All entries must be repeated exactly; do not include the pictures.

[start of TASK DATA]

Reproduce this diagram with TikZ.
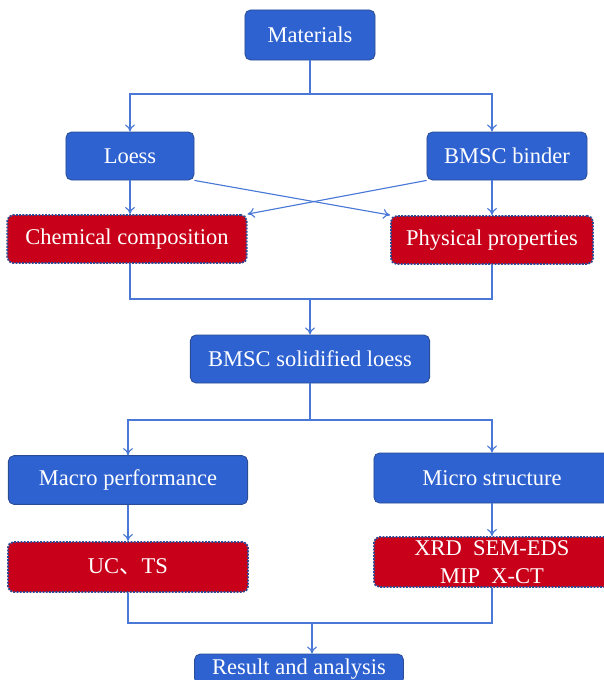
\documentclass[tikz,border=0pt]{standalone}
\usepackage{fontspec}
\setmainfont{Liberation Serif}
\newfontfamily\cjkfont{Noto Sans CJK SC}
\usetikzlibrary{arrows.meta}

\definecolor{nodeblue}{HTML}{2E62D0}
\definecolor{nodeedge}{HTML}{2B4C94}
\definecolor{nodered}{HTML}{C8001A}
\definecolor{linkblue}{HTML}{4A78D6}

\begin{document}
\begin{tikzpicture}[x=0.025cm, y=-0.025cm,
    every node/.style={font=\fontsize{16}{20}\selectfont, text=white, inner sep=0pt, align=center},
    bluebox/.style={draw=nodeedge, fill=nodeblue, rounded corners=4pt, line width=0.6pt},
    redbox/.style={draw=nodeedge, fill=nodered, rounded corners=4pt, densely dotted, line width=1.3pt},
    link/.style={draw=linkblue, line width=0.8pt},
    >={To[length=5pt, width=7pt]}]
    \useasboundingbox (0,0) rectangle (604,680);
    \clip (0,0) rectangle (604,680);

    % Materials
    \node[bluebox, minimum width=3.25cm, minimum height=1.25cm] (mat) at (310,35) {Materials};

    % Raw materials
    \node[bluebox, minimum width=3.2cm, minimum height=1.2cm] (loess) at (130,156) {Loess};
    \node[bluebox, minimum width=4cm, minimum height=1.2cm] (binder) at (507,156) {BMSC binder};

    % Tests of raw materials
    \node[redbox, minimum width=5.98cm, minimum height=1.2cm] (chem) at (127,239) {Chemical composition};
    \node[redbox, minimum width=5.05cm, minimum height=1.2cm] (phys) at (492,240) {Physical properties};

    % Solidified loess
    \node[bluebox, minimum width=5.98cm, minimum height=1.2cm] (sol) at (310,359) {BMSC solidified loess};

    % Performance and structure
    \node[bluebox, minimum width=5.98cm, minimum height=1.22cm] (macro) at (128,480) {Macro performance};
    \node[bluebox, minimum width=5.9cm, minimum height=1.25cm] (micro) at (492,478) {Micro structure};

    % Tests
    \node[redbox, minimum width=6cm, minimum height=1.25cm] (ucts) at (128,567) {UC{\cjkfont 、}TS};
    \node[redbox, minimum width=5.9cm, minimum height=1.25cm] (xrd) at (492,562) {XRD\ \ SEM-EDS\\MIP\ \ X-CT};

    % Result
    \node[bluebox, minimum width=5.22cm, minimum height=0.75cm] (res) at (299,669) {Result and analysis};

    % Junctions
    \coordinate (split1) at (310,94);
    \coordinate (merge1) at (310,299);
    \coordinate (split2) at (310,420);
    \coordinate (merge2) at (312,623);

    % Arrows
    \draw[link] (mat) -- (split1);
    \draw[link, ->] (split1) -| (loess);
    \draw[link, ->] (split1) -| (binder.north -| phys.north);
    \draw[link, ->] (loess) -- (loess |- chem.north);
    \draw[link, ->] (binder.south -| phys.north) -- (phys);
    \draw[link, ->] (loess.south east) -- (phys.north west);
    \draw[link, ->] (binder.south west) -- (chem.north east);
    \draw[link] (loess |- chem.south) |- (merge1) -| (phys);
    \draw[link, ->] (merge1) -- (sol);
    \draw[link] (sol) -- (split2);
    \draw[link, ->] (split2) -| (macro);
    \draw[link, ->] (split2) -| (micro);
    \draw[link, ->] (macro) -- (ucts);
    \draw[link, ->] (micro) -- (xrd);
    \draw[link] (ucts) |- (merge2) -| (xrd);
    \draw[link, ->] (merge2) -- (merge2 |- res.north);
\end{tikzpicture}
\end{document}
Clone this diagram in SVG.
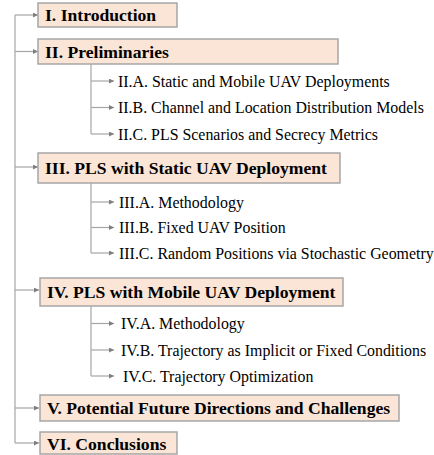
<svg xmlns="http://www.w3.org/2000/svg" width="434" height="455" viewBox="0 0 434 455">
<defs>
<style>
.box{fill:#fbe5d6;stroke:#a6a6a6;stroke-width:1.5}
.h{font-family:"Liberation Serif","Times New Roman","DejaVu Serif",serif;font-weight:bold;font-size:17.6px;fill:#000}
.s{font-family:"Liberation Serif","Times New Roman","DejaVu Serif",serif;font-size:15.9px;fill:#000}
.c{fill:none;stroke:#a6a6a6;stroke-width:1.2}
</style>
<marker id="ah" viewBox="0 0 6 6" refX="6" refY="3" markerWidth="5" markerHeight="5" markerUnits="userSpaceOnUse" orient="auto">
<path d="M0,0 L6,3 L0,6 z" fill="#7f7f7f"/>
</marker>
</defs>
<g id="connectors">
<path class="c" d="M15,15 V443"/>
<path class="c" d="M15,15 H38" marker-end="url(#ah)"/>
<path class="c" d="M15,51.5 H38" marker-end="url(#ah)"/>
<path class="c" d="M15,167 H38" marker-end="url(#ah)"/>
<path class="c" d="M15,290 H39" marker-end="url(#ah)"/>
<path class="c" d="M15,408 H39" marker-end="url(#ah)"/>
<path class="c" d="M15,443 H39" marker-end="url(#ah)"/>
<path class="c" d="M91,64 V134"/>
<path class="c" d="M91,81 H114" marker-end="url(#ah)"/>
<path class="c" d="M91,107.5 H114" marker-end="url(#ah)"/>
<path class="c" d="M91,134 H114" marker-end="url(#ah)"/>
<path class="c" d="M91,183 V253"/>
<path class="c" d="M91,202 H114" marker-end="url(#ah)"/>
<path class="c" d="M91,227.5 H114" marker-end="url(#ah)"/>
<path class="c" d="M91,253 H114" marker-end="url(#ah)"/>
<path class="c" d="M91,306 V376"/>
<path class="c" d="M91,323.5 H114" marker-end="url(#ah)"/>
<path class="c" d="M91,350 H114" marker-end="url(#ah)"/>
<path class="c" d="M91,376 H114" marker-end="url(#ah)"/>
</g>
<g id="n1"><rect class="box" x="38" y="3" width="139" height="24"/><text class="h" x="45" y="21">I. Introduction</text></g>
<g id="n2"><rect class="box" x="38" y="39" width="300" height="25"/><text class="h" x="45" y="57.5">II. Preliminaries</text></g>
<g id="n2a"><text class="s" x="118" y="86.5">II.A. Static and Mobile UAV Deployments</text></g>
<g id="n2b"><text class="s" x="118" y="113">II.B. Channel and Location Distribution Models</text></g>
<g id="n2c"><text class="s" x="118" y="139.5">II.C. PLS Scenarios and Secrecy Metrics</text></g>
<g id="n3"><rect class="box" x="38" y="153" width="302" height="30"/><text class="h" x="45" y="174">III. PLS with Static UAV Deployment</text></g>
<g id="n3a"><text class="s" x="119" y="207.5">III.A. Methodology</text></g>
<g id="n3b"><text class="s" x="119" y="233">III.B. Fixed UAV Position</text></g>
<g id="n3c"><text class="s" x="119" y="258.5">III.C. Random Positions via Stochastic Geometry</text></g>
<g id="n4"><rect class="box" x="40" y="278" width="303" height="28"/><text class="h" x="47" y="298">IV. PLS with Mobile UAV Deployment</text></g>
<g id="n4a"><text class="s" x="121" y="329">IV.A. Methodology</text></g>
<g id="n4b"><text class="s" x="121" y="355.5">IV.B. Trajectory as Implicit or Fixed Conditions</text></g>
<g id="n4c"><text class="s" x="123" y="381.5">IV.C. Trajectory Optimization</text></g>
<g id="n5"><rect class="box" x="40" y="395" width="359" height="26"/><text class="h" x="47" y="414">V. Potential Future Directions and Challenges</text></g>
<g id="n6"><rect class="box" x="40" y="432" width="137" height="22"/><text class="h" x="47" y="449.5">VI. Conclusions</text></g>
</svg>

[end of TASK DATA]

■ WRITTEN RESPONSE ■
Reproduce this diagram with TikZ.
\documentclass[tikz,border=0pt]{standalone}
\usepackage{fontspec}
\setmainfont{Liberation Serif}
\newfontfamily\cjkfont{Noto Sans CJK SC}
\usetikzlibrary{arrows.meta}

\definecolor{nodeblue}{HTML}{2E62D0}
\definecolor{nodeedge}{HTML}{2B4C94}
\definecolor{nodered}{HTML}{C8001A}
\definecolor{linkblue}{HTML}{4A78D6}

\begin{document}
\begin{tikzpicture}[x=0.025cm, y=-0.025cm,
    every node/.style={font=\fontsize{16}{20}\selectfont, text=white, inner sep=0pt, align=center},
    bluebox/.style={draw=nodeedge, fill=nodeblue, rounded corners=4pt, line width=0.6pt},
    redbox/.style={draw=nodeedge, fill=nodered, rounded corners=4pt, densely dotted, line width=1.3pt},
    link/.style={draw=linkblue, line width=0.8pt},
    >={To[length=5pt, width=7pt]}]
    \useasboundingbox (0,0) rectangle (604,680);
    \clip (0,0) rectangle (604,680);

    % Materials
    \node[bluebox, minimum width=3.25cm, minimum height=1.25cm] (mat) at (310,35) {Materials};

    % Raw materials
    \node[bluebox, minimum width=3.2cm, minimum height=1.2cm] (loess) at (130,156) {Loess};
    \node[bluebox, minimum width=4cm, minimum height=1.2cm] (binder) at (507,156) {BMSC binder};

    % Tests of raw materials
    \node[redbox, minimum width=5.98cm, minimum height=1.2cm] (chem) at (127,239) {Chemical composition};
    \node[redbox, minimum width=5.05cm, minimum height=1.2cm] (phys) at (492,240) {Physical properties};

    % Solidified loess
    \node[bluebox, minimum width=5.98cm, minimum height=1.2cm] (sol) at (310,359) {BMSC solidified loess};

    % Performance and structure
    \node[bluebox, minimum width=5.98cm, minimum height=1.22cm] (macro) at (128,480) {Macro performance};
    \node[bluebox, minimum width=5.9cm, minimum height=1.25cm] (micro) at (492,478) {Micro structure};

    % Tests
    \node[redbox, minimum width=6cm, minimum height=1.25cm] (ucts) at (128,567) {UC{\cjkfont 、}TS};
    \node[redbox, minimum width=5.9cm, minimum height=1.25cm] (xrd) at (492,562) {XRD\ \ SEM-EDS\\MIP\ \ X-CT};

    % Result
    \node[bluebox, minimum width=5.22cm, minimum height=0.75cm] (res) at (299,669) {Result and analysis};

    % Junctions
    \coordinate (split1) at (310,94);
    \coordinate (merge1) at (310,299);
    \coordinate (split2) at (310,420);
    \coordinate (merge2) at (312,623);

    % Arrows
    \draw[link] (mat) -- (split1);
    \draw[link, ->] (split1) -| (loess);
    \draw[link, ->] (split1) -| (binder.north -| phys.north);
    \draw[link, ->] (loess) -- (loess |- chem.north);
    \draw[link, ->] (binder.south -| phys.north) -- (phys);
    \draw[link, ->] (loess.south east) -- (phys.north west);
    \draw[link, ->] (binder.south west) -- (chem.north east);
    \draw[link] (loess |- chem.south) |- (merge1) -| (phys);
    \draw[link, ->] (merge1) -- (sol);
    \draw[link] (sol) -- (split2);
    \draw[link, ->] (split2) -| (macro);
    \draw[link, ->] (split2) -| (micro);
    \draw[link, ->] (macro) -- (ucts);
    \draw[link, ->] (micro) -- (xrd);
    \draw[link] (ucts) |- (merge2) -| (xrd);
    \draw[link, ->] (merge2) -- (merge2 |- res.north);
\end{tikzpicture}
\end{document}
Clone this diagram in SVG.
<svg xmlns="http://www.w3.org/2000/svg" width="434" height="455" viewBox="0 0 434 455">
<defs>
<style>
.box{fill:#fbe5d6;stroke:#a6a6a6;stroke-width:1.5}
.h{font-family:"Liberation Serif","Times New Roman","DejaVu Serif",serif;font-weight:bold;font-size:17.6px;fill:#000}
.s{font-family:"Liberation Serif","Times New Roman","DejaVu Serif",serif;font-size:15.9px;fill:#000}
.c{fill:none;stroke:#a6a6a6;stroke-width:1.2}
</style>
<marker id="ah" viewBox="0 0 6 6" refX="6" refY="3" markerWidth="5" markerHeight="5" markerUnits="userSpaceOnUse" orient="auto">
<path d="M0,0 L6,3 L0,6 z" fill="#7f7f7f"/>
</marker>
</defs>
<g id="connectors">
<path class="c" d="M15,15 V443"/>
<path class="c" d="M15,15 H38" marker-end="url(#ah)"/>
<path class="c" d="M15,51.5 H38" marker-end="url(#ah)"/>
<path class="c" d="M15,167 H38" marker-end="url(#ah)"/>
<path class="c" d="M15,290 H39" marker-end="url(#ah)"/>
<path class="c" d="M15,408 H39" marker-end="url(#ah)"/>
<path class="c" d="M15,443 H39" marker-end="url(#ah)"/>
<path class="c" d="M91,64 V134"/>
<path class="c" d="M91,81 H114" marker-end="url(#ah)"/>
<path class="c" d="M91,107.5 H114" marker-end="url(#ah)"/>
<path class="c" d="M91,134 H114" marker-end="url(#ah)"/>
<path class="c" d="M91,183 V253"/>
<path class="c" d="M91,202 H114" marker-end="url(#ah)"/>
<path class="c" d="M91,227.5 H114" marker-end="url(#ah)"/>
<path class="c" d="M91,253 H114" marker-end="url(#ah)"/>
<path class="c" d="M91,306 V376"/>
<path class="c" d="M91,323.5 H114" marker-end="url(#ah)"/>
<path class="c" d="M91,350 H114" marker-end="url(#ah)"/>
<path class="c" d="M91,376 H114" marker-end="url(#ah)"/>
</g>
<g id="n1"><rect class="box" x="38" y="3" width="139" height="24"/><text class="h" x="45" y="21">I. Introduction</text></g>
<g id="n2"><rect class="box" x="38" y="39" width="300" height="25"/><text class="h" x="45" y="57.5">II. Preliminaries</text></g>
<g id="n2a"><text class="s" x="118" y="86.5">II.A. Static and Mobile UAV Deployments</text></g>
<g id="n2b"><text class="s" x="118" y="113">II.B. Channel and Location Distribution Models</text></g>
<g id="n2c"><text class="s" x="118" y="139.5">II.C. PLS Scenarios and Secrecy Metrics</text></g>
<g id="n3"><rect class="box" x="38" y="153" width="302" height="30"/><text class="h" x="45" y="174">III. PLS with Static UAV Deployment</text></g>
<g id="n3a"><text class="s" x="119" y="207.5">III.A. Methodology</text></g>
<g id="n3b"><text class="s" x="119" y="233">III.B. Fixed UAV Position</text></g>
<g id="n3c"><text class="s" x="119" y="258.5">III.C. Random Positions via Stochastic Geometry</text></g>
<g id="n4"><rect class="box" x="40" y="278" width="303" height="28"/><text class="h" x="47" y="298">IV. PLS with Mobile UAV Deployment</text></g>
<g id="n4a"><text class="s" x="121" y="329">IV.A. Methodology</text></g>
<g id="n4b"><text class="s" x="121" y="355.5">IV.B. Trajectory as Implicit or Fixed Conditions</text></g>
<g id="n4c"><text class="s" x="123" y="381.5">IV.C. Trajectory Optimization</text></g>
<g id="n5"><rect class="box" x="40" y="395" width="359" height="26"/><text class="h" x="47" y="414">V. Potential Future Directions and Challenges</text></g>
<g id="n6"><rect class="box" x="40" y="432" width="137" height="22"/><text class="h" x="47" y="449.5">VI. Conclusions</text></g>
</svg>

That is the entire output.